Мы видели, что и греческое искусство только ближе всякого другого к идеалу так называемого чистого искусства, но не осуществляет его вполне; что же касается до новейшего искусства, оно всегда было далеко от этого идеала, а в настоящее время еще больше отдалилось от него; но это-то и составляет его силу. Собственно художественный интерес не мог не уступить место другим важнейшим для человечества интересам, и искусство благородно взялось служить им в качестве их органа. Но от этого оно нисколько не перестало быть искусством, а только получило новый характер. Отнимать у искусства право служить общественным интересам — значит не возвышать, а унижать его, потому что это значит лишать его самой живой силы, то есть мысли, делать его предметом какого-то сибаритского наслаждения, игрушкою праздных ленивцев. Это значит даже убивать его, чему доказательством может служить жалкое положение живописи нашего времени. Как будто не замечая кипящей вокруг него жизни, с закрытыми глазами на все живое, современное, действительное, это искусство ищет вдохновения в отжившем прошедшем, берет оттуда готовые идеалы, к которым люди давно уже охолодели, которые никого уже не интересуют, не греют, ни в ком не пробуждают живого сочувствия.

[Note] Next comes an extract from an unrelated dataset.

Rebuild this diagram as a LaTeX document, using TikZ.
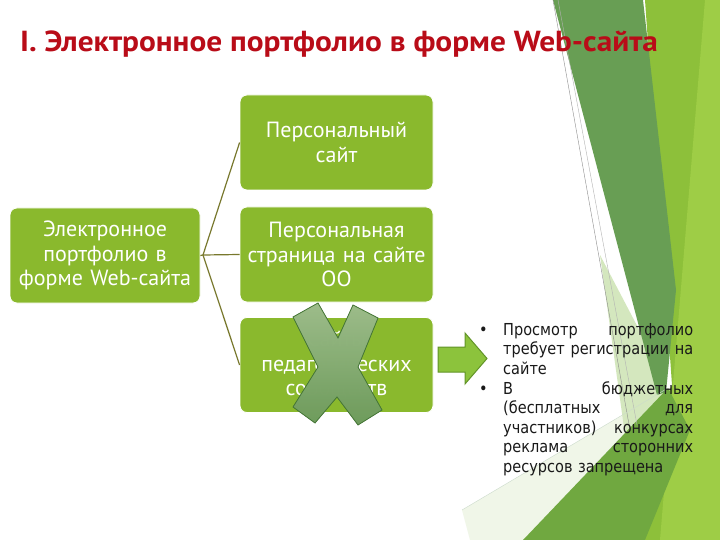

Платон считал унижением, профанациею науки приложение геометрии к ремеслам. Это понятно в таком восторженном идеалисте и романтике, гражданине маленькой республики, где общественная жизнь была так проста и немногосложна, но в наше время она не имеет даже оригинальности милой нелепости. Говорят, Диккенс своими романами сильно способствовал в Англии улучшению учебных заведений, в которых все основано было на бесщадном дранье розгами и варварском обращении с детьми. Что ж тут дурного, спросим мы, если Диккенс действовал в этом случае, как поэт? Разве от этого романы его хуже в эстетическом отношении? Здесь явное недоразумение: видят, что искусство и наука не одно и то же, а не видят, что их различие вовсе не в содержании, а только в способе обрабатывать данное содержание. Философ говорит силлогизмами, поэт — образами и картинами, а говорят оба они одно и то же. Политико-эконом, вооружась статистическими числами, доказывает, действуя на ум своих читателей или слушателей, что положение такого-то класса в обществе много улучшилось или много ухудшилось вследствие таких-то и таких-то причин. Поэт, вооружась живым и ярким изображением действительности, показывает, в верной картине, действуя на фантазию своих читателей, что положение такого-то класса в обществе действительно много улучшилось или ухудшилось от таких-то и таких-то причин. Один доказывает, другой показывает, и оба убеждают, только один логическими доводами, другой — картинами. Но первого слушают и понимают немногие, другого — вое. Высочайший и священнейший интерес общества есть его собственное благосостояние, равно простертое на каждого из его членов. Путь к этому благосостоянию — сознание, а сознанию искусство может способствовать не меньше науки. Тут и наука и искусство равно необходимы, и ни наука не может заменить искусства, ни искусство науки.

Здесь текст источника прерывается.